Have We Reached a Turn Against Wokism?

As noted here yesterday, the Washington Post decided to boot out an entitled Millennial, which comes in the same week that San Francisco voters booted out a woke prosecutor, and we know that Netflix has told its own staff that anyone who doesn’t like offerings like Dave Chapelle or Ricky Gervais might want to seek employment elsewhere (and then cancelled a planned children’s show based on the “work” of Ibram X. Kendi).

But perhaps the clearest sign yet that the world is finally waking up and turning against rote wokery comes from  . . . Starbucks.  Remember how Starbucks ostentatiously opened its bathrooms to the general public after a racial incident caused Starbucks to close down for a whole day of racial sensitivity training back in 2018? Well:

Starbucks’s C.E.O. Howard Schultz: ‘I don’t know if we can keep our bathrooms open.’

Starbucks’s chief executive, Howard Schultz, says the company is considering ending its open bathroom policy.

Speaking on Thursday at The Times’s DealBook D.C. policy forum, Mr.

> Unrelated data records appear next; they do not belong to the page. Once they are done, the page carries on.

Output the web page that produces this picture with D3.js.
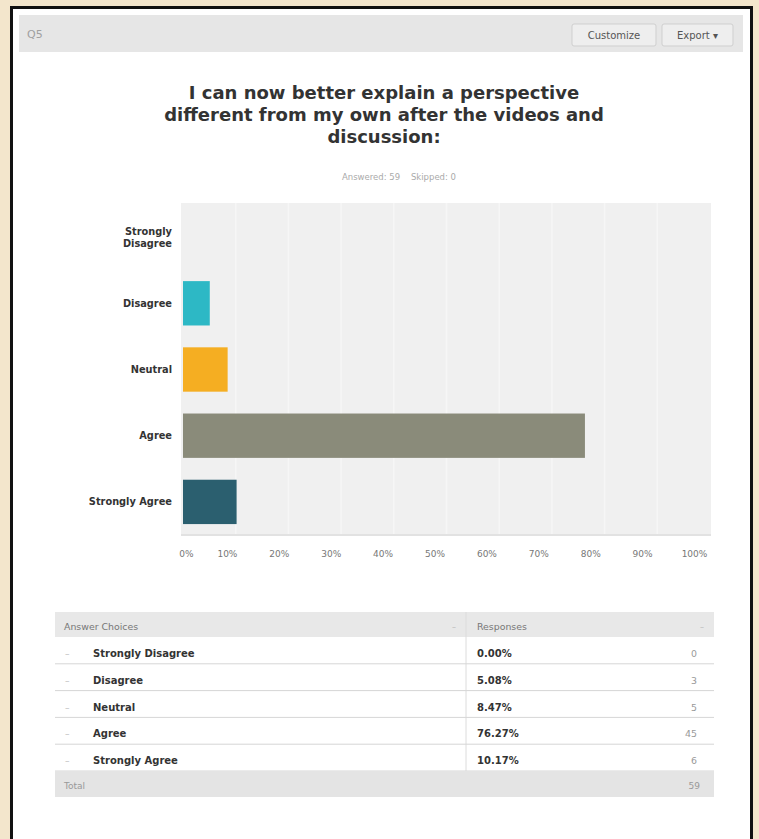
<!DOCTYPE html>
<html><head><meta charset="utf-8">
<script src="https://cdn.jsdelivr.net/npm/d3@7"></script>
<style>body{margin:0;background:#f3e6cc;font-family:"DejaVu Sans",Arial,sans-serif;}svg{display:block}</style>
</head><body>
<svg id="c" width="759" height="839"></svg>
<script>
const categories = ["Strongly Disagree","Disagree","Neutral","Agree","Strongly Agree"];
const percents = [0.00, 5.08, 8.47, 76.27, 10.17];
const counts = [0, 3, 5, 45, 6];
const colors = ["#2a8fbd","#2db8c5","#f5ae22","#8a8b7a","#2b5f6f"];
const tickValues = [0,10,20,30,40,50,60,70,80,90,100];
const title = ["I can now better explain a perspective","different from my own after the videos and","discussion:"];
const total = 59, skipped = 0;

const svg = d3.select("#c");
// frame
svg.append("rect").attr("x",13).attr("y",8).attr("width",737).attr("height",840).attr("fill","#fff");
svg.append("path").attr("d","M11.5,850 V7.5 H751.5 V850").attr("fill","none").attr("stroke","#111").attr("stroke-width",3);
// header bar
svg.append("rect").attr("x",19).attr("y",15).attr("width",724).attr("height",37).attr("fill","#e6e6e6");
svg.append("text").attr("x",27).attr("y",38).attr("font-size",11).attr("fill","#a0a0a0").text("Q5");
[["Customize",572,84],["Export \u25BE",662,71]].forEach(([t,x,w])=>{
  svg.append("rect").attr("x",x).attr("y",24).attr("width",w).attr("height",22).attr("rx",2).attr("fill","#eeeeee").attr("stroke","#cfcfcf");
  svg.append("text").attr("x",x+w/2).attr("y",39).attr("text-anchor","middle").attr("font-size",10).attr("fill","#555").text(t);
});
// title
svg.selectAll("text.title").data(title).join("text").attr("class","title")
  .attr("x",384).attr("y",(d,i)=>99+i*22).attr("text-anchor","middle")
  .attr("font-size",18).attr("font-weight","bold").attr("fill","#333").text(d=>d);
svg.append("text").attr("x",399).attr("y",180).attr("text-anchor","middle").attr("font-size",8.5).attr("fill","#aaa")
  .attr("xml:space","preserve").text(`Answered: ${total}    Skipped: ${skipped}`);

// chart
const x = d3.scaleLinear().domain([0,100]).range([183,710]);
const xLab = d3.scaleLinear().domain([0,100]).range([175,694]);
const y = d3.scaleBand().domain(categories).range([204,535]).paddingInner(0.33).paddingOuter(0.165);
svg.append("rect").attr("x",181).attr("y",203).attr("width",530).attr("height",332).attr("fill","#f0f0f0");
svg.append("g").selectAll("line").data(tickValues.slice(1,10)).join("line")
  .attr("x1",d=>x(d)).attr("x2",d=>x(d)).attr("y1",203).attr("y2",535).attr("stroke","#f6f6f6").attr("stroke-width",1.5);
svg.append("line").attr("x1",181).attr("x2",711).attr("y1",535).attr("y2",535).attr("stroke","#e2e2e2").attr("stroke-width",2);
svg.append("g").selectAll("rect").data(categories).join("rect")
  .attr("x",x(0)).attr("y",d=>y(d)).attr("height",y.bandwidth())
  .attr("width",(d,i)=>x(percents[i])-x(0)).attr("fill",(d,i)=>colors[i]);
// y labels
const yl = svg.append("g");
categories.forEach((c,i)=>{
  const cy = y(c)+y.bandwidth()/2;
  const lines = c==="Strongly Disagree" ? ["Strongly","Disagree"] : [c];
  lines.forEach((l,j)=>{
    yl.append("text").attr("x",172).attr("y",cy+3.5+(j-(lines.length-1)/2)*12)
      .attr("text-anchor","end").attr("font-size",9.8).attr("font-weight","bold").attr("fill","#333").text(l);
  });
});
// x axis
const xa = svg.append("g").attr("transform","translate(0,535)")
  .call(d3.axisBottom(xLab).tickValues(tickValues).tickFormat(d=>d+"%").tickSize(0).tickPadding(16));
xa.select(".domain").remove();
xa.selectAll("text").attr("font-size",9).attr("fill","#777").attr("font-family","'DejaVu Sans',Arial,sans-serif")
  .attr("dx",d=>d===0?11:0);

// table
const tx0 = 55, tx1 = 714, tDiv = 466;
const rowH = 26.8, headY = 612, headH = 25;
svg.append("rect").attr("x",tx0).attr("y",headY).attr("width",tx1-tx0).attr("height",headH).attr("fill","#e8e8e8");
svg.append("text").attr("x",64).attr("y",headY+18).attr("font-size",9.4).attr("fill","#777").text("Answer Choices");
svg.append("text").attr("x",477).attr("y",headY+18).attr("font-size",9.4).attr("fill","#777").text("Responses");
svg.append("text").attr("x",452).attr("y",headY+18).attr("font-size",8).attr("fill","#bbb").text("\u2013");
svg.append("text").attr("x",700).attr("y",headY+18).attr("font-size",8).attr("fill","#bbb").text("\u2013");
svg.append("line").attr("x1",tDiv).attr("x2",tDiv).attr("y1",headY).attr("y2",headY+headH+rowH*5).attr("stroke","#dcdcdc");
const rows = svg.append("g").selectAll("g").data(categories).join("g")
  .attr("transform",(d,i)=>`translate(0,${headY+headH+i*rowH})`);
rows.append("line").attr("x1",tx0).attr("x2",tx1).attr("y1",rowH).attr("y2",rowH).attr("stroke","#d6d6d6");
rows.append("text").attr("x",65).attr("y",20).attr("font-size",9).attr("fill","#bbb").text("\u2013");
rows.append("text").attr("x",93).attr("y",20).attr("font-size",10).attr("font-weight","bold").attr("fill","#333").text(d=>d);
rows.append("text").attr("x",477).attr("y",20).attr("font-size",10).attr("font-weight","bold").attr("fill","#333").text((d,i)=>percents[i].toFixed(2)+"%");
rows.append("text").attr("x",697).attr("y",20).attr("text-anchor","end").attr("font-size",9.4).attr("fill","#999").text((d,i)=>counts[i]);
const ty = headY+headH+rowH*5;
svg.append("rect").attr("x",tx0).attr("y",ty).attr("width",tx1-tx0).attr("height",26).attr("fill","#e4e4e4");
svg.append("text").attr("x",64).attr("y",ty+18).attr("font-size",9).attr("fill","#999").text("Total");
svg.append("text").attr("x",700).attr("y",ty+18).attr("text-anchor","end").attr("font-size",9).attr("fill","#999").text(d3.sum(counts));
</script>
</body></html>
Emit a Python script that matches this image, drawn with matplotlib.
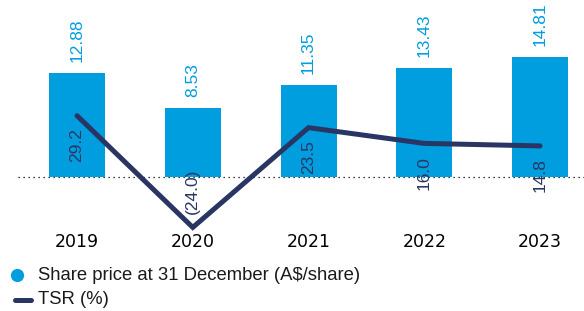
import numpy as np
import matplotlib.pyplot as plt
from matplotlib.lines import Line2D

years = ['2019', '2020', '2021', '2022', '2023']
share_price = [12.88, 8.53, 11.35, 13.43, 14.81]
tsr = [29.2, -24.0, 23.5, 16.0, 14.8]

blue = '#009ddf'
navy = '#293663'
W, H = 584, 311

fig = plt.figure(figsize=(W / 100, H / 100), dpi=100)
ax = fig.add_axes([18 / W, 1 - 230 / H, (W - 18) / W, 230 / H])
x = np.arange(len(years))

ax.bar(x, share_price, width=0.484, color=blue, zorder=2)
ax.set_xlim(-0.51, 4.38)
ax.set_ylim(-53 / 8.08, 177 / 8.08)
ax.axhline(0, color='black', linestyle=(0, (1, 3)), linewidth=0.9, zorder=1)

narrow = ['Liberation Sans Narrow', 'Liberation Sans', 'DejaVu Sans']
for xi, v in zip(x, share_price):
    ax.annotate('%.2f' % v, (xi, v), xytext=(0, 8), textcoords='offset points',
                rotation=90, ha='center', va='bottom', color=blue,
                fontsize=12.5, family=narrow)

ax2 = ax.twinx()
ax2.set_ylim(-53 / 2.1, 177 / 2.1)
ax2.plot(x, tsr, color=navy, linewidth=3.6, solid_capstyle='round',
         solid_joinstyle='miter', zorder=3, clip_on=False)
for xi, v in zip(x, tsr):
    if v >= 0:
        lab, off, va = '%.1f' % v, -9, 'top'
    else:
        lab, off, va = '(%.1f)' % abs(v), 10, 'bottom'
    ax2.annotate(lab, (xi, v), xytext=(0, off), textcoords='offset points',
                 rotation=90, ha='center', va=va, color=navy,
                 fontsize=12.5, family=narrow)

for a in (ax, ax2):
    for s in a.spines.values():
        s.set_visible(False)
    a.set_yticks([])
ax.set_xticks(x, years)
ax.tick_params(axis='x', length=0, pad=2, labelsize=12.5, labelcolor='black')

# legend
fig.add_artist(Line2D([17 / W], [1 - 275 / H], marker='o', markersize=8.5,
                      color=blue, linestyle='none'))
fig.text(38 / W, 1 - 275 / H, 'Share price at 31 December (A$/share)',
         va='center', ha='left', fontsize=13.3, family='Liberation Sans', color='#1a1a1a')
fig.add_artist(Line2D([15 / W, 31 / W], [1 - 300 / H, 1 - 300 / H], color=navy,
                      linewidth=3.6, solid_capstyle='round'))
fig.text(38 / W, 1 - 300 / H, 'TSR (%)', va='center', ha='left', fontsize=13.3,
         family='Liberation Sans', color='#1a1a1a')

fig.savefig('out.png', dpi=100)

Schultz said the coffee giant might no longer allow people who were not customers to use their stores’ bathrooms. The move would reverse a policy Starbucks instituted in 2018 in the wake of the arrest of two Black men in one of its Philadelphia stores. The two men had been reported to the police by a Starbucks employee after they were denied use of the store’s bathroom and asked to leave. They hadn’t made a purchase.

At the time, Starbucks announced that “any customer is welcome to use Starbucks spaces, including our restrooms, cafes and patios, regardless of whether they make a purchase.”

But on Thursday Mr. Schultz said that a growing mental health problem was making it difficult for his company’s employees to manage its stores under the current policies. Mr. Schultz said that the decision was an “issue of just safety” and that he thought Starbucks might have to put policies in place that limit the number of non-customers who come into its stores.

“We have to harden our stores and provide safety for our people,” Mr. Schultz said. “I don’t know if we can keep our bathrooms open.”

So reality intrudes again, even in the era of Secular Saint George Floyd.